Inflation Steady, But Some Prices Still Rising

The Producer Price Index (PPI), which measures the prices businesses receive for goods and services, remained unchanged in February after a 0.6% rise in January, according to the Labor Department. On an annual basis, producer inflation increased 3.2%, down from 3.7% the previous month.

While the overall inflation rate stabilized, specific sectors saw significant price shifts. Food prices surged 1.7%, driven primarily by a 53.6% increase in wholesale egg prices due to a worsening bird flu outbreak. In contrast, energy prices declined 1.2%, providing some relief to consumers and businesses.

Economists had anticipated a 0.3% monthly increase in February, but the flat reading suggests businesses may be holding off on price hikes amid economic uncertainty.

Labor Market Remains Resilient

Despite growing concerns about the impact of federal spending cuts, jobless claims continued to show stability. Initial claims for unemployment benefits fell by 2,000 to 220,000 for the week ending March 8, while continuing claims dropped by 27,000 to 1.87 million in the previous week.

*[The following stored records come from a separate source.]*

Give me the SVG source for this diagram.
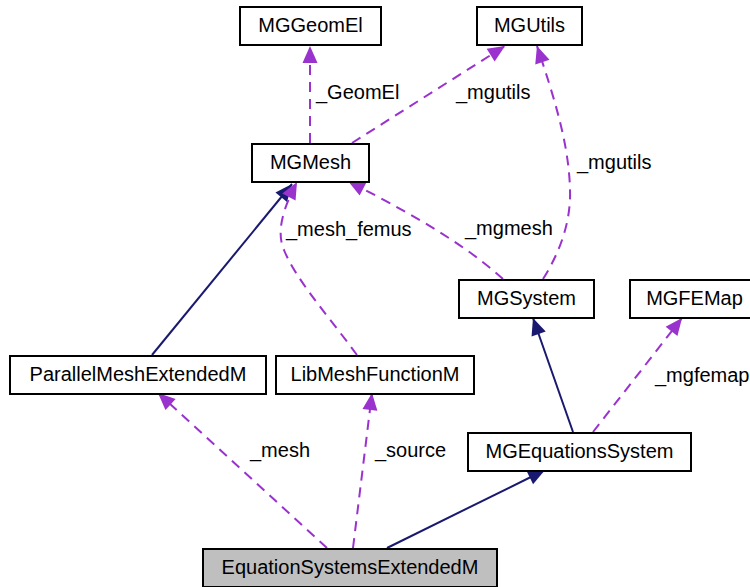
<svg xmlns="http://www.w3.org/2000/svg" width="750" height="587" viewBox="0 0 750 587">
  <defs>
    <marker id="arrow-use" viewBox="0 0 17 15" refX="17" refY="7.5" markerWidth="17" markerHeight="15" markerUnits="userSpaceOnUse" orient="auto" overflow="visible">
      <path d="M0,0 L17,7.5 L0,15 z" fill="#9a32cd"/>
    </marker>
    <marker id="arrow-inherit" viewBox="0 0 17 15" refX="17" refY="7.5" markerWidth="17" markerHeight="15" markerUnits="userSpaceOnUse" orient="auto" overflow="visible">
      <path d="M0,0 L17,7.5 L0,15 z" fill="#191970"/>
    </marker>
    <style>
      .node rect { fill: #ffffff; stroke: #000000; stroke-width: 2; }
      .node.root rect { fill: #bfbfbf; }
      .node text { font-family: "Liberation Sans", Arial, sans-serif; font-size: 20px; fill: #000000; text-anchor: middle; }
      .use { fill: none; stroke: #9a32cd; stroke-width: 2; stroke-dasharray: 10 7; marker-end: url(#arrow-use); }
      .inherit { fill: none; stroke: #191970; stroke-width: 2; marker-end: url(#arrow-inherit); }
      .label { font-family: "Liberation Sans", Arial, sans-serif; font-size: 20px; fill: #000000; }
    </style>
  </defs>
  <rect width="750" height="587" fill="#ffffff"/>

  <g id="connectors">
    <path class="use" d="M310,143 L310,46"/>
    <path class="use" d="M352,143 L505,46"/>
    <path class="use" d="M543,279 C560,252 571,222 570,190 C569,145 555,100 537,46"/>
    <path class="use" d="M503,279 C460,240 400,208 348,181"/>
    <path class="inherit" d="M152,355 L292,184"/>
    <path class="use" d="M357,355 C330,318 296,280 284,250 C276,232 283,208 297,182"/>
    <path class="inherit" d="M573,432 L533,318"/>
    <path class="use" d="M593,432 L682,318"/>
    <path class="use" d="M327,548 L158,393"/>
    <path class="use" d="M353,548 L372,393"/>
    <path class="inherit" d="M387,548 L545,470"/>

    <text class="label" x="316" y="99">_GeomEl</text>
    <text class="label" x="456" y="99">_mgutils</text>
    <text class="label" x="577" y="169">_mgutils</text>
    <text class="label" x="286" y="236">_mesh_femus</text>
    <text class="label" x="465" y="235">_mgmesh</text>
    <text class="label" x="655" y="382">_mgfemap</text>
    <text class="label" x="250" y="457">_mesh</text>
    <text class="label" x="375" y="457">_source</text>
  </g>

  <g id="MGGeomEl" class="node">
    <rect x="240" y="7" width="141" height="38"/>
    <text x="310.5" y="32">MGGeomEl</text>
  </g>
  <g id="MGUtils" class="node">
    <rect x="477" y="7" width="105" height="38"/>
    <text x="529.5" y="32">MGUtils</text>
  </g>
  <g id="MGMesh" class="node">
    <rect x="252" y="144" width="117" height="38"/>
    <text x="310.5" y="169">MGMesh</text>
  </g>
  <g id="MGSystem" class="node">
    <rect x="459" y="280" width="135" height="38"/>
    <text x="526.5" y="305">MGSystem</text>
  </g>
  <g id="MGFEMap" class="node">
    <rect x="630" y="280" width="135" height="38"/>
    <text x="694.5" y="305">MGFEMap</text>
  </g>
  <g id="ParallelMeshExtendedM" class="node">
    <rect x="10" y="356" width="256" height="38"/>
    <text x="138" y="381">ParallelMeshExtendedM</text>
  </g>
  <g id="LibMeshFunctionM" class="node">
    <rect x="276" y="356" width="198" height="38"/>
    <text x="375" y="381">LibMeshFunctionM</text>
  </g>
  <g id="MGEquationsSystem" class="node">
    <rect x="468" y="433" width="223" height="38"/>
    <text x="579.5" y="458">MGEquationsSystem</text>
  </g>
  <g id="EquationSystemsExtendedM" class="node root">
    <rect x="203" y="549" width="294" height="38"/>
    <text x="350" y="574">EquationSystemsExtendedM</text>
  </g>
</svg>
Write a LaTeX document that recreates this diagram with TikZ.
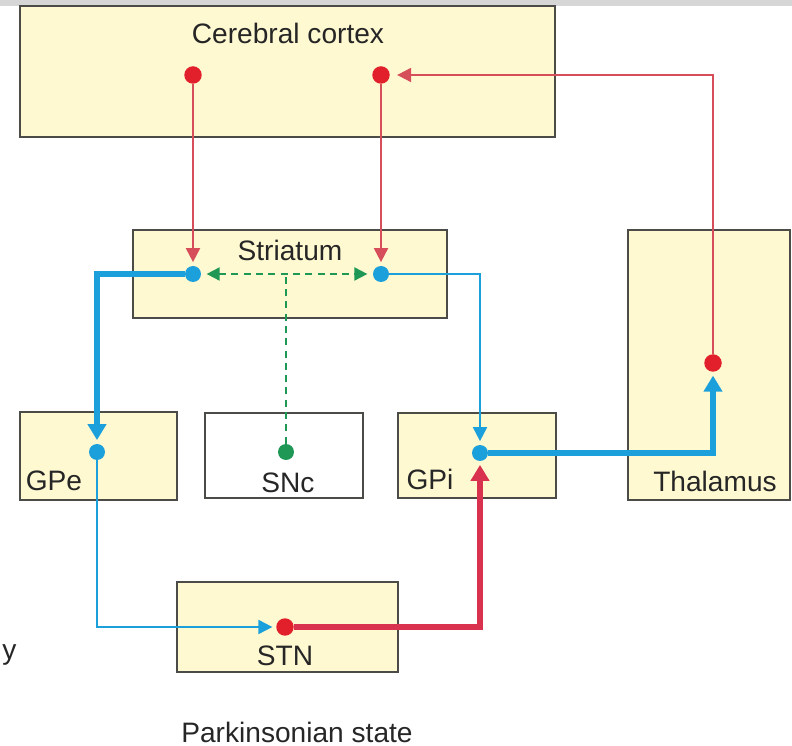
\documentclass[tikz,border=0pt]{standalone}
\usepackage{fontspec}
\setmainfont{Liberation Sans}
\usetikzlibrary{positioning,calc}
\usetikzlibrary{arrows.meta}
\definecolor{nucfill}{RGB}{255,249,210}
\definecolor{nucedge}{RGB}{75,75,72}
\definecolor{excred}{RGB}{226,32,44}
\definecolor{excline}{RGB}{214,78,90}
\definecolor{excthick}{RGB}{216,50,78}
\definecolor{inhblue}{RGB}{28,160,220}
\definecolor{dagreen}{RGB}{30,152,84}
\tikzset{
	nucleus/.style={draw=nucedge,line width=1.1pt,fill=nucfill,rectangle,inner sep=0pt},
	plainnucleus/.style={nucleus,fill=white},
	nuclabel/.style={font=\fontsize{16}{18}\selectfont,text=black!85,inner sep=0pt},
	rdot/.style={circle,fill=excred,inner sep=0pt,minimum size=0.35cm},
	bdot/.style={circle,fill=inhblue,inner sep=0pt,minimum size=0.32cm},
	gdot/.style={circle,fill=dagreen,inner sep=0pt,minimum size=0.32cm},
	smalltip/.style={-{Triangle[length=0.28cm,width=0.28cm]},shorten >=2pt},
	bigtip/.style={-{Triangle[length=0.32cm,width=0.36cm]},shorten >=2pt},
	redthin/.style={draw=excline,line width=1.1pt,smalltip},
	redthick/.style={draw=excthick,line width=3pt,bigtip},
	bluethin/.style={draw=inhblue,line width=1.1pt,smalltip},
	bluethick/.style={draw=inhblue,line width=3pt,bigtip},
	dapath/.style={draw=dagreen,line width=1.1pt,dash pattern=on 4pt off 3pt},
}

\begin{document}
\begin{tikzpicture}[x=0.02cm,y=-0.02cm]
	\useasboundingbox (0,0) rectangle (792,746);
	\fill[black!16] (0,0) rectangle (792,6);

	% Nuclei
	\node[nucleus,minimum width=10.7cm,minimum height=2.62cm] (cortex) at (287.5,71.5) {};
	\node[nucleus,minimum width=6.28cm,minimum height=1.76cm] (striatum) at (290,274) {};
	\node[nucleus,minimum width=3.24cm,minimum height=5.4cm] (thalamus) at (709,365) {};
	\node[nucleus,minimum width=3.14cm,minimum height=1.76cm] (gpe) at (98.5,456) {};
	\node[plainnucleus,minimum width=3.16cm,minimum height=1.7cm] (snc) at (284,455.5) {};
	\node[nucleus,minimum width=3.16cm,minimum height=1.7cm] (gpi) at (477,455.5) {};
	\node[nucleus,minimum width=4.42cm,minimum height=1.8cm] (stn) at (287.5,627) {};

	% Labels
	\node[nuclabel] (cortexlbl) at (288,33) {Cerebral cortex};
	\node[nuclabel] (striatumlbl) at (290,250) {Striatum};
	\node[nuclabel] (thalamuslbl) at (715,481) {Thalamus};
	\node[nuclabel] (gpelbl) at (54,481) {GPe};
	\node[nuclabel] (snclbl) at (288,483) {SNc};
	\node[nuclabel] (gpilbl) at (430,479) {GPi};
	\node[nuclabel] (stnlbl) at (285,656) {STN};
	\node[nuclabel] (statelbl) at (297,732) {Parkinsonian state};
	\node[nuclabel,anchor=west] (edgelbl) at (2,655) {y};

	% Synapse dots
	\node[rdot] (ctxL) at (193,75) {};
	\node[rdot] (ctxR) at (381,75) {};
	\node[bdot] (strL) at (193,274) {};
	\node[bdot] (strR) at (381,274) {};
	\node[bdot] (gpeDot) at (97,452) {};
	\node[gdot] (sncDot) at (286,452) {};
	\node[bdot] (gpiDot) at (480,453) {};
	\node[rdot] (thalDot) at (713,363) {};
	\node[rdot] (stnDot) at (285,627) {};

	% Dopamine input
	\draw[dapath,{Triangle[length=0.26cm,width=0.26cm]}-{Triangle[length=0.26cm,width=0.26cm]},shorten <=3pt,shorten >=3pt] (strL) -- (strR);
	\draw[dapath] (sncDot) -- (sncDot |- strL);

	% Direct and indirect pathways
	\draw[redthin] (ctxL) -- (strL);
	\draw[redthin] (ctxR) -- (strR);
	\draw[bluethick] (strL) -| (gpeDot);
	\draw[bluethin] (strR) -| (gpiDot);
	\draw[bluethin] (gpeDot) |- (stnDot);
	\draw[redthick] (stnDot) -| (gpiDot);
	\draw[bluethick] (gpiDot) -| (thalDot);
	\draw[redthin,shorten >=4pt] (thalDot) |- (ctxR);
\end{tikzpicture}
\end{document}
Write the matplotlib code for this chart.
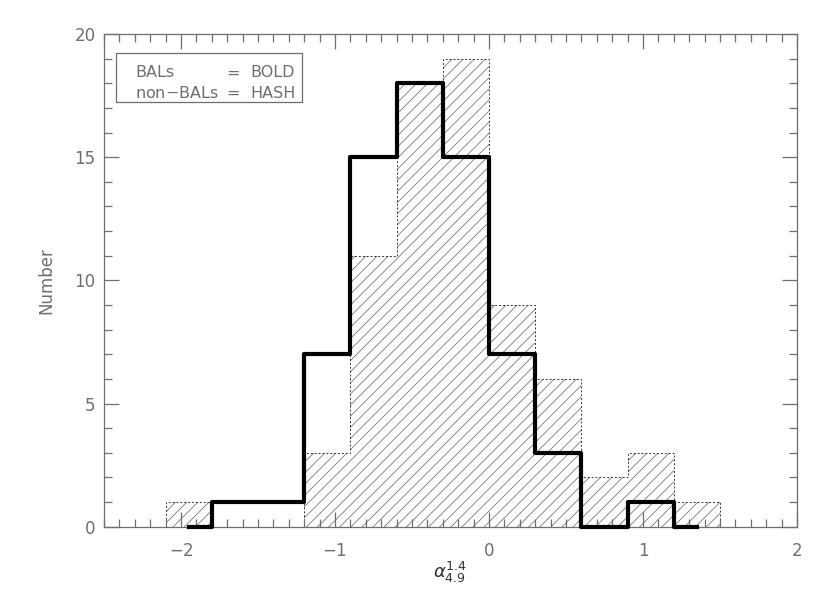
import numpy as np
import matplotlib
matplotlib.use("Agg")
import matplotlib.pyplot as plt
from matplotlib.ticker import MultipleLocator

# histogram bins shared by both samples
bin_start = -2.1
bin_width = 0.3
non_bal_counts = [1, 0, 0, 3, 11, 18, 19, 9, 6, 2, 3, 1]
bal_counts = [0, 1, 1, 7, 15, 18, 15, 7, 3, 0, 1, 0]

x_ticks = [-2, -1, 0, 1, 2]
y_ticks = [0, 5, 10, 15, 20]

nb = len(non_bal_counts)
edges = bin_start + bin_width * np.arange(nb + 1)
centers = edges[:-1] + bin_width / 2

grey = '#6e6e6e'
plt.rcParams['hatch.linewidth'] = 0.6
plt.rcParams['hatch.color'] = '#777777'

fig = plt.figure(figsize=(8.3, 5.94), dpi=100)
ax = fig.add_axes([0.1253, 0.1133, 0.8349, 0.8295])

# non-BALs: hatched, dashed outline
ax.stairs(non_bal_counts, edges, fill=True, facecolor='none',
          edgecolor='#777777', hatch='///', linewidth=0)
ax.stairs(non_bal_counts, edges, baseline=0, color='#333333',
          linewidth=0.7, linestyle=(0, (2, 2)))

# BALs: bold step, idl psym=10 style
ax.step(centers, bal_counts, where='mid', color='black', linewidth=3,
        clip_on=False, zorder=5)

ax.set_xlim(-2.5, 2)
ax.set_ylim(0, 20)
ax.set_xticks(x_ticks)
ax.set_yticks(y_ticks)
ax.xaxis.set_minor_locator(MultipleLocator(0.1))
ax.yaxis.set_minor_locator(MultipleLocator(1))
ax.tick_params(which='both', direction='in', top=True, right=True,
               color=grey, labelcolor=grey, labelsize=12)
ax.tick_params(which='major', length=11, width=0.9)
ax.tick_params(which='minor', length=5.5, width=0.9)
ax.tick_params(axis='x', pad=11)
ax.tick_params(axis='y', pad=6)
ax.set_xticklabels(['$-$2', '$-$1', '0', '1', '2'])
for s in ax.spines.values():
    s.set_color(grey)
    s.set_linewidth(0.9)

ax.set_xlabel(r'$\alpha_{4.9}^{1.4}$', fontsize=13, color='#333333',
              labelpad=0)
ax.set_ylabel('Number', fontsize=12, color=grey, labelpad=14)

# legend box
box = plt.Rectangle((0.0169, 0.862), 0.2688, 0.0994, transform=ax.transAxes,
                    facecolor='white', edgecolor=grey, linewidth=0.9,
                    zorder=6)
ax.add_patch(box)
for yy, lab, val in [(0.921, 'BALs', 'BOLD'), (0.880, 'non$-$BALs', 'HASH')]:
    ax.text(0.045, yy, lab, transform=ax.transAxes, fontsize=11.5,
            color=grey, va='center', zorder=7)
    ax.text(0.176, yy, '=', transform=ax.transAxes, fontsize=11.5,
            color=grey, va='center', zorder=7)
    ax.text(0.211, yy, val, transform=ax.transAxes, fontsize=11.5,
            color=grey, va='center', zorder=7)

fig.savefig('out.png', dpi=100)
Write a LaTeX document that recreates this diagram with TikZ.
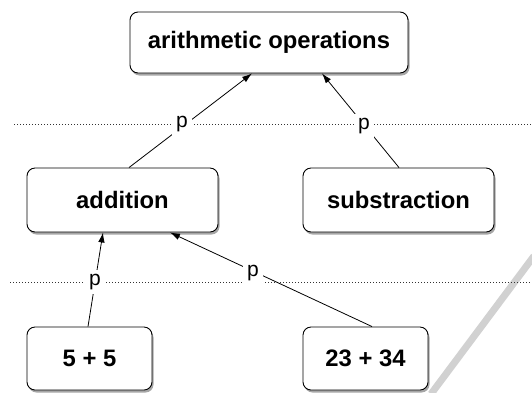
\documentclass[tikz,border=0pt]{standalone}
\usepackage{fontspec}
\setmainfont{Liberation Sans}
\usetikzlibrary{shadows,arrows.meta}
\begin{document}
\begin{tikzpicture}[x=1pt,y=-1pt,
  box/.style={draw=black, line width=0.9pt, fill=white, rounded corners=8pt,
    font=\fontsize{23.8}{28}\selectfont\bfseries, inner sep=0pt,
    drop shadow={shadow xshift=1.5pt, shadow yshift=-2.5pt, fill=black, opacity=0.35}},
  lbl/.style={fill=white, font=\fontsize{21}{24}\selectfont, inner sep=4pt},
  link/.style={draw=black, line width=0.8pt, -{Latex[length=10pt,width=6.5pt]}},
  sep/.style={line width=0.7pt, dash pattern=on 1pt off 2pt, black!80}]
\useasboundingbox (0,0) rectangle (532,392);
% page curl shadow
\draw[line width=7pt, black!18] (431,394) -- (534,256);
% separators
\coordinate (s1a) at (14,124); \coordinate (s1b) at (532,124);
\coordinate (s2a) at (10,282); \coordinate (s2b) at (532,282);
\draw[sep] (s1a) -- (s1b);
\draw[sep] (s2a) -- (s2b);
% nodes
\node[box, minimum width=278pt, minimum height=61pt] (ops) at (269,42.5) {arithmetic operations};
\node[box, minimum width=191pt, minimum height=64pt] (add) at (122.5,200) {addition};
\node[box, minimum width=191pt, minimum height=64pt] (sub) at (398.5,200) {substraction};
\node[box, minimum width=125pt, minimum height=63pt] (a1) at (89.5,358.5) {5 + 5};
\node[box, minimum width=125pt, minimum height=63pt] (a2) at (365.5,358.5) {23 + 34};
% links
\draw[link] ([xshift=6.5pt]add.north) -- ([xshift=-17pt]ops.south);
\draw[link] ([xshift=0.5pt]sub.north) -- ([xshift=53pt]ops.south);
\draw[link] ([xshift=-1.5pt]a1.north) -- ([xshift=-19.5pt]add.south);
\draw[link] ([xshift=6.5pt]a2.north) -- ([xshift=47.5pt]add.south);
% labels
\node[lbl] (p1) at (182,124) {p};
\node[lbl] (p2) at (364,126) {p};
\node[lbl] (p3) at (95,282) {p};
\node[lbl] (p4) at (253,273) {p};
\end{tikzpicture}
\end{document}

Although the overall labor market remains steady, federal job cuts have raised concerns about long-term employment trends. Thousands of government employees and contractors have lost their jobs due to cost-cutting measures under the Trump administration’s aggressive fiscal policies. Some economists warn that these layoffs could ripple into the private sector in the coming months.

Trade Tensions Add to Economic Uncertainty

While inflation and employment data remain stable, rising trade tensions pose a potential threat to economic growth. The Trump administration has intensified its trade war, imposing:

  • A 20% tariff on Chinese imports, prompting immediate retaliation from Beijing.
  • A 25% tariff on Canadian and Mexican goods, with a temporary exemption for products meeting U.S.-Mexico-Canada Agreement (USMCA) requirements.
  • Expanded steel and aluminum tariffs, which have already sparked countermeasures from the European Union and Canada.

In a recent statement, President Trump also threatened a 200% tariff on European wine and spirits, escalating fears of a prolonged trade standoff. Businesses have expressed concerns that higher tariffs will drive up production costs and ultimately impact consumer prices.

Federal Reserve’s Next Move

With producer inflation stabilizing, analysts expect the Federal Reserve to keep interest rates unchanged at its upcoming meeting. The central bank has gradually reduced its benchmark rate since late 2024 to support economic growth, but persistent trade conflicts and government budget cuts could complicate future policy decisions.

As markets react to the latest economic data, Wall Street saw a decline in stock values, while Treasury yields fell as investors anticipated further uncertainty.

Economists warn that while the U.S. economy remains stable for now, the combined effects of government spending reductions and trade disputes could present challenges in the months ahead.